One thing to give the man credit for is his belief that soccer is not really so beautiful at all. He is bang on about the obscene money involved - oligarchical ownership, transfer fees - and he is unhappy that that players nowadays are not from the city or town whose team they are playing for. He is not shy about owning up to such unfashionable views - Kynaston is in his late sixties, and is at that age where people tend to say what they think and forget the niceties.

Nor is the memoirist afraid to own up when it dawns on him that he has been wrong, which says a lot about the man's integrity. It's a diary, off-the-top-of-the-head stuff, and he understands he has been a little brusque in his first entry about the then recent passing of the restaurant critic AA Gill. A few days later he realises that Gill was actually a very decent human being, and he gleans this through reference to Gill's reports from the refugee limbo-land of Calais.

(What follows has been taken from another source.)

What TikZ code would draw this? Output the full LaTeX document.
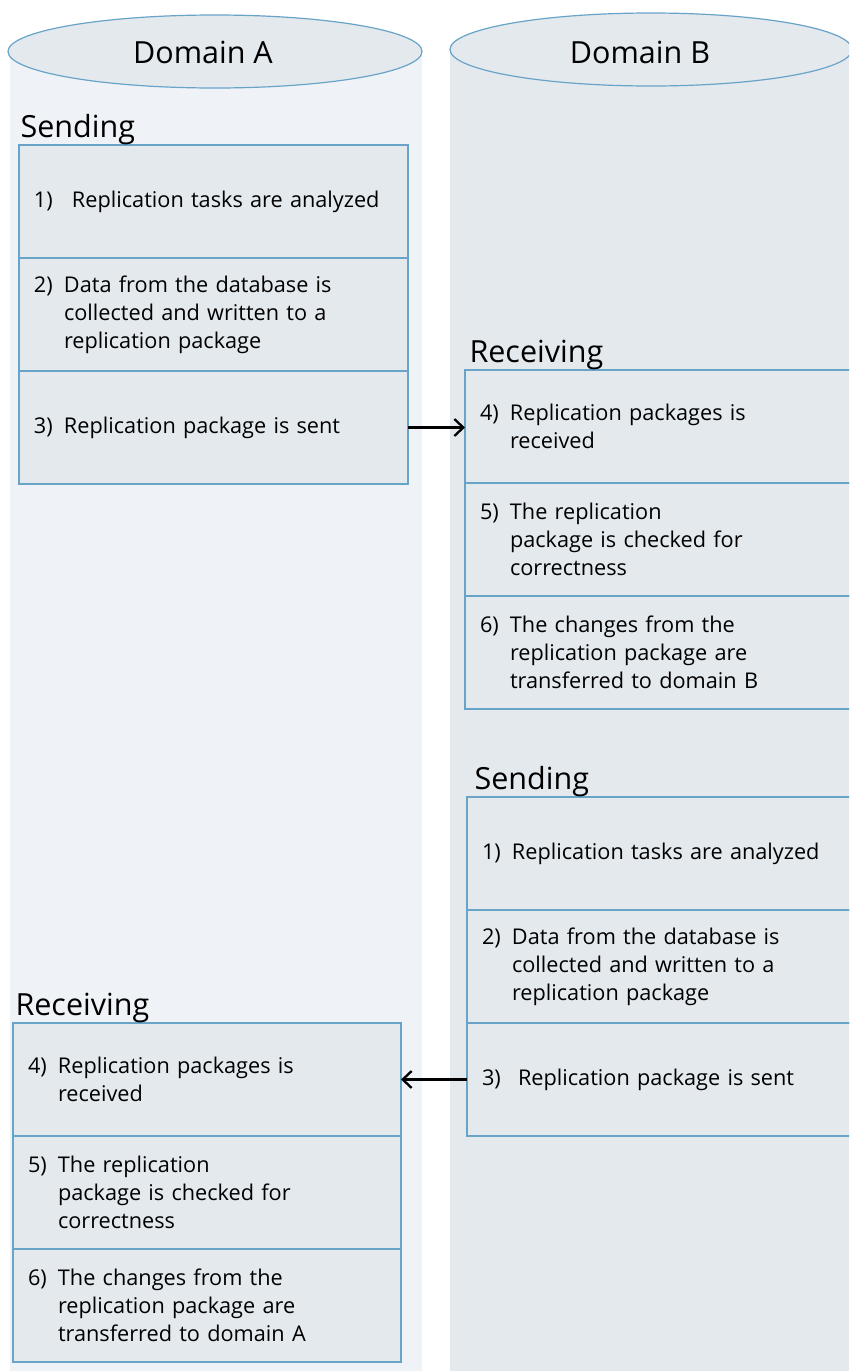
\documentclass[tikz,border=0pt]{standalone}
\usepackage{fontspec}
\setmainfont{Open Sans}
\usetikzlibrary{positioning,arrows.meta}
\definecolor{laneA}{RGB}{239,243,247}
\definecolor{laneB}{RGB}{228,233,238}
\definecolor{edgeblue}{RGB}{104,163,200}
\newcommand{\numtext}[3][0pt]{\makebox[30pt][l]{#2}\hspace{#1}\parbox[t]{340pt}{#3}}
\tikzset{
  stepbox/.style={draw=edgeblue, line width=1.3pt, fill=laneB, outer sep=0pt,
    inner xsep=15pt, inner ysep=0pt, minimum height=113pt, align=left,
    text width=#1, font=\fontsize{21.7}{28}\selectfont},
  lanehead/.style={draw=edgeblue, line width=1.2pt, fill=laneB},
  headtext/.style={font=\fontsize{30.5}{34}\selectfont},
  phase/.style={anchor=base west, font=\fontsize{30.5}{34}\selectfont},
  flow/.style={->, line width=2.3pt}
}

\begin{document}
\begin{tikzpicture}[x=1pt,y=-1pt,>={Straight Barb[length=9pt,width=17pt]}]
  \clip (0,0) rectangle (849,1371);
  \fill[white] (0,0) rectangle (849,1371);
  % the two domains
  \fill[laneA] (10,52) rectangle (422,1371);
  \fill[laneB] (450,50) rectangle (849,1371);
  \draw[lanehead] (215,51.5) ellipse [x radius=207, y radius=36.5];
  \draw[lanehead] (651,49.5) ellipse [x radius=201, y radius=36.5];
  \node[headtext] (domA) at (203,52) {Domain A};
  \node[headtext] (domB) at (640,52) {Domain B};

  % domain A sends
  \node[stepbox=359pt, anchor=north west] (sa1) at (19,145)
    {\numtext[8pt]{1)}{Replication tasks are analyzed}};
  \node[stepbox=359pt, below=0pt of sa1] (sa2)
    {\numtext{2)}{Data from the database is\\collected and written to a\\replication package}};
  \node[stepbox=359pt, below=0pt of sa2] (sa3)
    {\numtext{3)}{Replication package is sent}};
  \node[phase] (sendA) at ([shift={(-2pt,8pt)}]sa1.north west) {Sending};

  % domain B receives
  \node[stepbox=390pt, anchor=north west] (rb4) at (465,370)
    {\numtext{4)}{Replication packages is\\received}};
  \node[stepbox=390pt, below=0pt of rb4] (rb5)
    {\numtext{5)}{The replication\\package is checked for\\correctness}};
  \node[stepbox=390pt, below=0pt of rb5] (rb6)
    {\numtext{6)}{The changes from the\\replication package are\\transferred to domain B}};
  \node[phase] (recvB) at ([shift={(1pt,8pt)}]rb4.north west) {Receiving};

  % domain B sends
  \node[stepbox=390pt, anchor=north west] (sb1) at (467,797)
    {\numtext{1)}{Replication tasks are analyzed}};
  \node[stepbox=390pt, below=0pt of sb1] (sb2)
    {\numtext{2)}{Data from the database is\\collected and written to a\\replication package}};
  \node[stepbox=390pt, below=0pt of sb2] (sb3)
    {\numtext[6pt]{3)}{Replication package is sent}};
  \node[phase] (sendB) at ([shift={(4pt,8pt)}]sb1.north west) {Sending};

  % domain A receives
  \node[stepbox=358pt, anchor=north west] (ra4) at (13,1023)
    {\numtext{4)}{Replication packages is\\received}};
  \node[stepbox=358pt, below=0pt of ra4] (ra5)
    {\numtext{5)}{The replication\\package is checked for\\correctness}};
  \node[stepbox=358pt, below=0pt of ra5] (ra6)
    {\numtext{6)}{The changes from the\\replication package are\\transferred to domain A}};
  \node[phase] (recvA) at ([shift={(-1pt,8pt)}]ra4.north west) {Receiving};

  \draw[flow] (sa3.east) -- (sa3.east -| rb4.west);
  \draw[flow] (sb3.west) -- (sb3.west -| ra4.east);
\end{tikzpicture}
\end{document}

Kynaston has an abiding fascination with Leonard Cohen which left your writer completely unmoved. As did his pronouncements on Dylan, both are just song and dance men - that's certainly how Dylan described himself early on -  I wouldn't take them too seriously. Who cares whether Dylan said anything about Trump or not? (He didn't, according to Kynaston, in that 2016-2017 time period anyway.) The historian also meets up regularly with a few friends to listen to and discuss Pink Floyd's complete works which sounds completely daft, not even endearing. He also recalls what car he was in his when he heard Kim Carnes' Bette Davis Eyes for the first time. Good Lord.

He writes about whatever takes his fancy, by the way, aside from Aldershot's fortunes, Brexit and Donald's Trump's 2016 campaign, taking his lead The Spectator, TLS, The Economist, The Times, The Guardian, or from provocative headlines in the Daily Mail. There is a problem with the Trump material, because we all know now how bad it all is - him, the regime, the dodgy dynasty, every single tweet, we have mostly given up on any redeeming feature.

Yet writing in 2016/2017, Kynaston is wavering back and forth about Trump, almost prepared to give him a break at one point, all of which just seems inconsequential now. The fact that we know better doesn't make such comments of much interest, it might in 20 years time, sure, but not so soon afterwards.

For instance, he writes in the entry for February 12, 2017: "..and, yes, I still feel a strong measure of loathing, fear, distaste, but also, at some level, a grudging respect, a sort of 'you've got to hand it to him' feeling." Who cares what you think about Trump, I found myself rhetorically asking, we know better than to give him a break of any kind.

There is faintly sanctimonious stuff on the passing of Martin McGuinness as he wonders "whether (as I'm inclined to think) it is fair to condemn him (whatever that means) because his conversion from violent to peaceful methods was essentially strategic, as opposed to remorseful & Tolstoyan." Yes, one knows what he means, but such a remark is sententious, a little tasteless and irrelevant.

However, the first paragraph in the entry for March 17 will sound familiar to most of us of a certain age. "St Patrick's Day - the day of my confirmation, by the Bishop of Shrewsbury, fifty-three years ago. Feels in every way so remote. Yet still of course in some sense that twelve-year-old boy." The book is worth it for resonant observations such as this one, the man has indeed lived and learned.